En un rincón del barrio madrileño de Malasaña, Ángela citaba: “El aburrimiento es la enfermedad de quienes tienen el alma vacía y el corazón sin recursos”. Con tan cierto enunciado en mente desarrollemos el fenómeno en su perspectiva filosófica. Enfrentamos a un estado anímico que al margen de su connotación gramatical, es manifestación metafísica de la nada y la banalidad, en definitiva, de la angustia.
Interesa el tema en el contexto heideggeriano del “aburrimiento profundo”. A diferencia de aquello que causa hastío, en el insondable la persona “se” aburre para – en consecuencia – convertirse en un “nadie indiferente”. Estamos ante la desgana que vacía. La apatía con uno mismo que desaprovecha el tiempo y así el ente pierde el sentido del ser. En secuela, la existencia es anulada, al igual que la oportunidad “auténtica de existir”.
Para la trama en análisis, el aburrimiento carece de elementos sicológicos pues estos dicen relación con la individualidad “subjetiva” del ser. El abatimiento en cita es una desidia de orden filosófico. Es el abandono “de sí” de que habla M. Heidegger, en el cual se da una desubjetivación que únicamente el aburrimiento puede prestar.
No atañe al mundo síquico del individuo pero al suyo metafísico. En este aburrimiento el sujeto se abstrae de su presente vivencial. Por ende, el aburrido desliga de su conciencia la necesidad de realizarse como hombre. Pasa a un estado de inercia en que prima el quemeimportismo traducido en irresponsabilidad de pensamiento. Solo los subnormales están llamados a aburrirse.

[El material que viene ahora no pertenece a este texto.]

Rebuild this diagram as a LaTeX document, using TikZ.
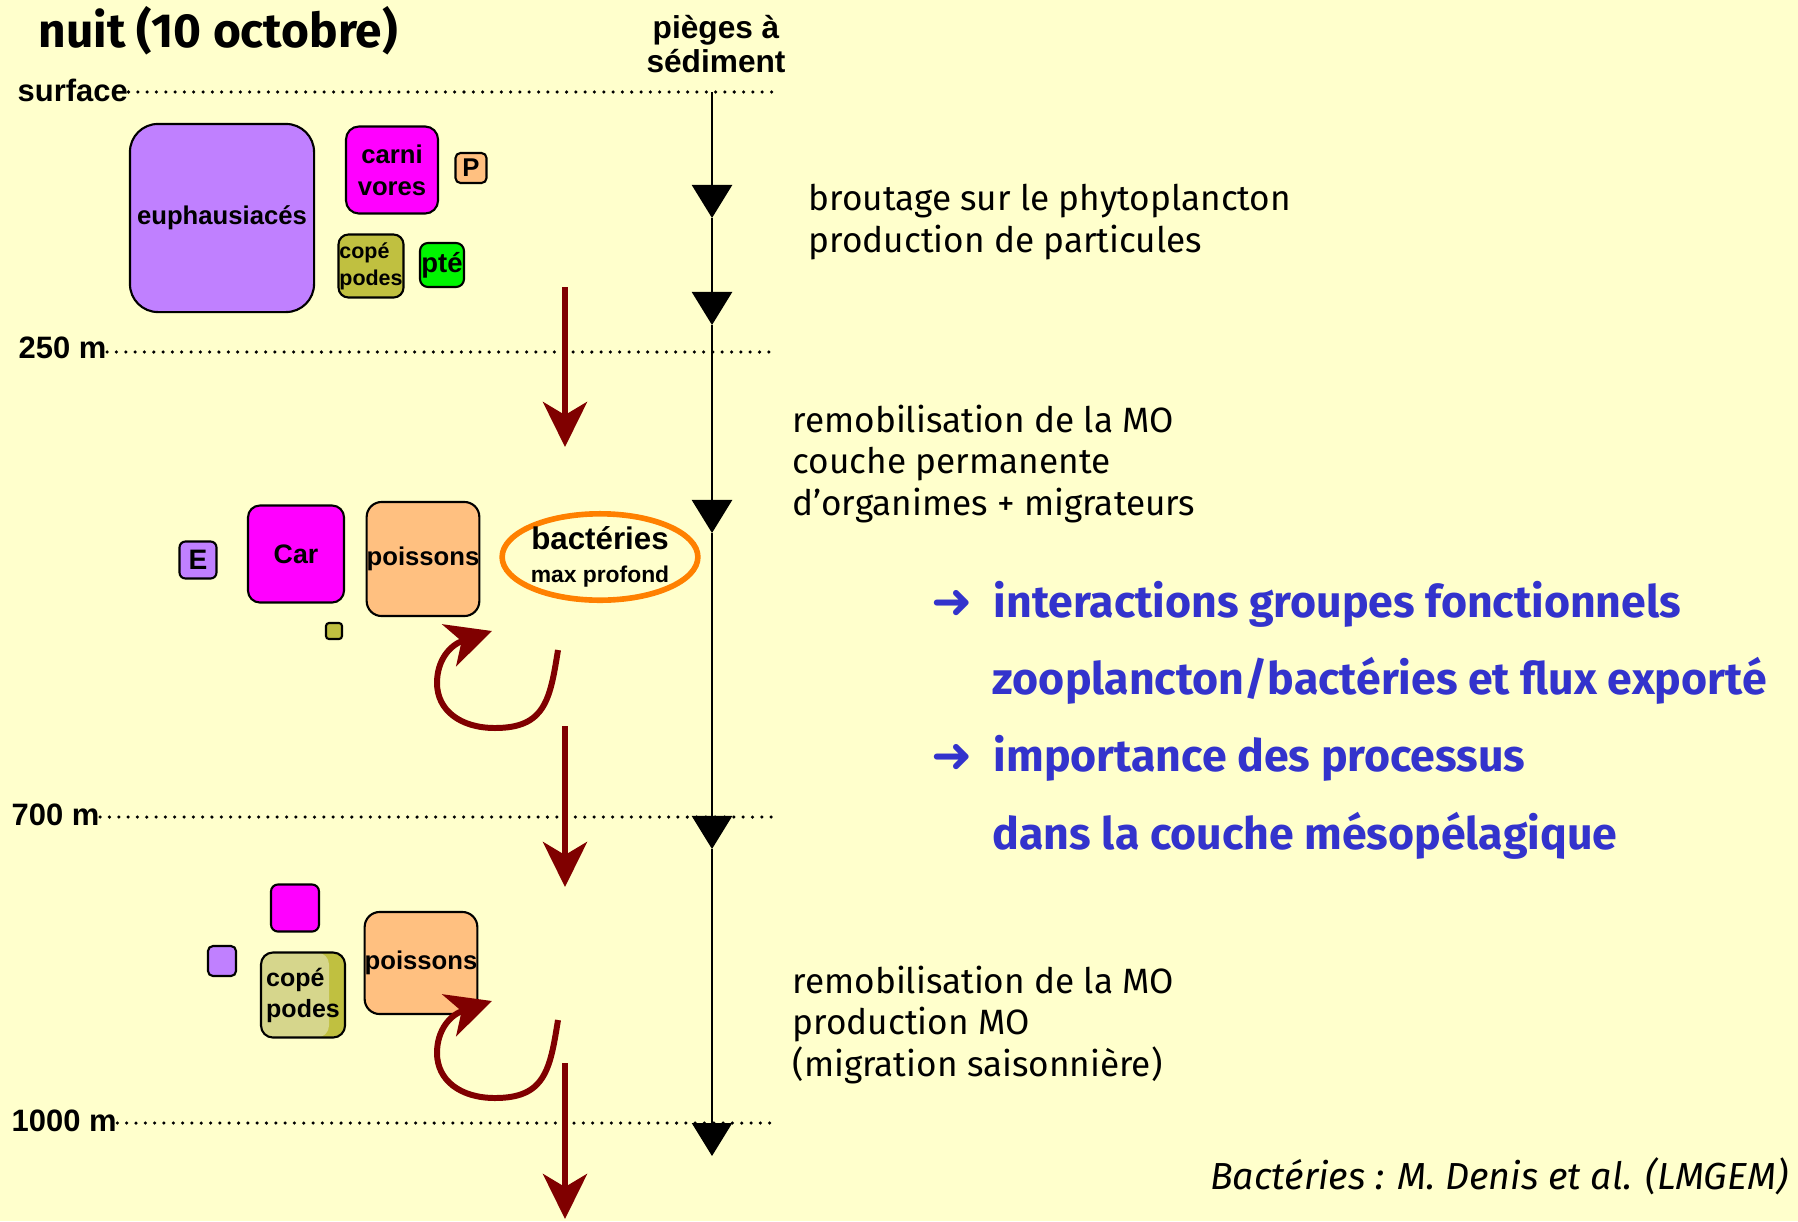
\documentclass[tikz,border=0pt]{standalone}
\usepackage{fontspec}
\setmainfont{Fira Sans}
\newfontfamily\arialfont{Liberation Sans}
\newfontfamily\arrowfont{DejaVu Sans}
\usepackage{tikz}
\usetikzlibrary{shapes,arrows.meta,positioning}
\definecolor{cream}{RGB}{255,255,204}
\definecolor{euphcol}{RGB}{192,128,255}
\definecolor{carncol}{RGB}{255,0,255}
\definecolor{poiscol}{RGB}{255,192,128}
\definecolor{copecol}{RGB}{192,192,64}
\definecolor{copelight}{RGB}{214,214,140}
\definecolor{ptecol}{RGB}{0,245,0}
\definecolor{fluxred}{RGB}{128,0,0}
\definecolor{bactorange}{RGB}{255,128,0}
\definecolor{textblue}{RGB}{51,51,204}
\tikzstyle{grp} = [draw=black, line width=0.6pt, inner sep=0pt, align=center, text=black, font=\arialfont\bfseries\fontsize{7.3}{9.1}\selectfont]
\tikzstyle{depth} = [inner sep=0pt, anchor=west, font=\arialfont\bfseries\fontsize{8.8}{10}\selectfont]
\tikzstyle{dotline} = [line width=1pt, line cap=round, dash pattern=on 0pt off 2.65pt]
\tikzstyle{trap} = [line width=0.7pt, -{Triangle[length=0.33cm,width=0.40cm]}]
\tikzstyle{flux} = [draw=fluxred, line width=1.7pt, -{Stealth[length=0.45cm,width=0.44cm,inset=0.13cm]}]
\tikzstyle{note} = [inner sep=0pt, anchor=west, align=left, font=\fontsize{10}{11.7}\selectfont]
\tikzstyle{concl} = [inner sep=0pt, anchor=west, text=textblue, font=\bfseries\fontsize{12.7}{14}\selectfont]
\tikzstyle{arrowmark} = [inner sep=0pt, text=textblue, font=\arrowfont\bfseries\fontsize{14}{15}\selectfont]

\begin{document}
\begin{tikzpicture}[x=0.01cm, y=-0.01cm]
\fill[cream] (0,0) rectangle (1798,1221);
\useasboundingbox (0,0) rectangle (1798,1221);

% titles =============================
\node[inner sep=0pt, anchor=west, font=\bfseries\fontsize{13.6}{15}\selectfont] (title) at (38,31) {nuit (10 octobre)};
\node[inner sep=0pt, align=center, font=\arialfont\bfseries\fontsize{9}{9.7}\selectfont] (traps) at (716,44) {pièges à\\sédiment};

% depths =============================
\node[depth] (lsurf) at (17,90) {surface};
\node[depth] (l250) at (18,348) {250 m};
\node[depth] (l700) at (11,815) {700 m};
\node[depth] (l1000) at (11,1121) {1000 m};
\coordinate (esurf) at (777,92);
\coordinate (e250) at (777,352);
\coordinate (e700) at (777,817);
\coordinate (e1000) at (777,1123);

% sediment trap line =============================
\coordinate (ttop) at (712,92);
\coordinate (t1) at (712,218);
\coordinate (t2) at (712,325);
\coordinate (t3) at (712,533);
\coordinate (t4) at (712,849);
\coordinate (t5) at (712,1156);

% zooplankton =============================
\node[grp, fill=euphcol, rounded corners=0.28cm, minimum width=1.84cm, minimum height=1.88cm] (euph) at (222,218) {euphausiacés};
\node[grp, fill=carncol, rounded corners=0.13cm, minimum width=0.92cm, minimum height=0.87cm] (carni) at (392,170) {carni\\vores};
\node[grp, fill=poiscol, rounded corners=0.05cm, minimum width=0.31cm, minimum height=0.30cm] (pp) at (471,168) {P};
\node[grp, fill=copecol, rounded corners=0.10cm, minimum width=0.65cm, minimum height=0.63cm, align=left, font=\arialfont\bfseries\fontsize{6.1}{7.7}\selectfont] (cope1) at (371,266) {copé\\podes};
\node[grp, fill=ptecol, rounded corners=0.08cm, minimum width=0.44cm, minimum height=0.44cm, font=\arialfont\bfseries\fontsize{7.8}{9}\selectfont] (pte) at (442,265) {pté};
\node[grp, fill=euphcol, rounded corners=0.06cm, minimum width=0.37cm, minimum height=0.37cm, font=\arialfont\bfseries\fontsize{8}{9}\selectfont] (ee) at (198,560) {E};
\node[grp, fill=carncol, rounded corners=0.12cm, minimum width=0.96cm, minimum height=0.97cm, font=\arialfont\bfseries\fontsize{7.6}{9}\selectfont] (car) at (296,554) {Car};
\node[grp, fill=copecol, rounded corners=0.03cm, minimum width=0.16cm, minimum height=0.16cm] (cope0) at (334,631) {};
\node[grp, fill=poiscol, rounded corners=0.15cm, minimum width=1.12cm, minimum height=1.14cm] (pois1) at (423,559) {poissons};
\node[ellipse, draw=bactorange, line width=1.6pt, inner sep=0pt, minimum width=1.94cm, minimum height=0.80cm, align=center] (bact) at (600,557) {{\arialfont\bfseries\fontsize{8.9}{9}\selectfont bactéries}\\[-2.5pt]{\arialfont\bfseries\fontsize{6.5}{7}\selectfont max profond}};
\node[grp, fill=carncol, rounded corners=0.07cm, minimum width=0.48cm, minimum height=0.47cm] (carn2) at (295,908) {};
\node[grp, fill=euphcol, rounded corners=0.05cm, minimum width=0.28cm, minimum height=0.30cm] (euph2) at (222,961) {};
\node[grp, fill=copecol, rounded corners=0.12cm, minimum width=0.84cm, minimum height=0.85cm, align=left, font=\arialfont\bfseries\fontsize{7.1}{8.8}\selectfont,
  path picture={\fill[copelight] (path picture bounding box.north west) rectangle ([xshift=-0.16cm]path picture bounding box.south east);}] (cope2) at (303,995) {copé\\podes};
\node[grp, fill=poiscol, rounded corners=0.15cm, minimum width=1.08cm, minimum height=1.02cm] (pois2) at (421,963) {poissons};

% flux =============================
\coordinate (f1s) at (565,287);
\coordinate (f1e) at (565,447);
\coordinate (f2s) at (565,726);
\coordinate (f2e) at (565,887);
\coordinate (f3s) at (565,1063);
\coordinate (f3e) at (565,1219);
\coordinate (c1s) at (558,650);
\coordinate (c1e) at (492,631);
\coordinate (c2s) at (558,1020);
\coordinate (c2e) at (492,1001);

% notes =============================
\node[note] (n1) at (808,222) {broutage sur le phytoplancton\\production de particules};
\node[note] (n2) at (792,464) {remobilisation de la MO\\couche permanente\\d'organimes + migrateurs};
\node[note] (n3) at (792,1025) {remobilisation de la MO\\production MO\\(migration saisonnière)};
\node[concl] (k1) at (993,604) {interactions groupes fonctionnels};
\node[concl] (k2) at (992,681) {zooplancton/bactéries et flux exporté};
\node[concl] (k3) at (993,758) {importance des processus};
\node[concl] (k4) at (992,836) {dans la couche mésopélagique};
\node[arrowmark, left=0.2cm of k1] (m1) {➜};
\node[arrowmark, left=0.2cm of k3] (m3) {➜};
\node[inner sep=0pt, anchor=east, font=\itshape\fontsize{10.7}{12}\selectfont] (credit) at (1789,1176) {Bactéries : M. Denis et al. (LMGEM)};

% edges =============================
\draw[dotline] (lsurf.east |- esurf) -- (esurf);
\draw[dotline] (l250.east |- e250) -- (e250);
\draw[dotline] (l700.east |- e700) -- (e700);
\draw[dotline] (l1000.east |- e1000) -- (e1000);
\draw[trap] (ttop) -- (t1);
\draw[trap] (t1) -- (t2);
\draw[trap] (t2) -- (t3);
\draw[trap] (t3) -- (t4);
\draw[trap] (t4) -- (t5);
\draw[flux] (f1s) -- (f1e);
\draw[flux] (f2s) -- (f2e);
\draw[flux] (f3s) -- (f3e);
\draw[flux] (c1s) .. controls (550,700) and (545,728) .. (495,728) .. controls (460,728) and (437,710) .. (437,683) .. controls (437,660) and (450,645) .. (c1e);
\draw[flux] (c2s) .. controls (550,1070) and (545,1098) .. (495,1098) .. controls (460,1098) and (437,1080) .. (437,1053) .. controls (437,1030) and (450,1015) .. (c2e);

\end{tikzpicture}
\end{document}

El “tedio” es el bostezo que trasluce la incapacidad humana de superar el encuentro consigo mismo… más allá del divertimento trivial que ofrecen los momentos sin esencia. Es la desgracia pascalina que deviene en “no saber permanecer en reposo”. Su contrapeso es la torre de M. de Montaigne, representada por el espacio a que el hombre se retira para abandonar el mundo y allí encontrar la plenitud de su naturaleza, superando el ostracismo de los insuficientes en intelecto.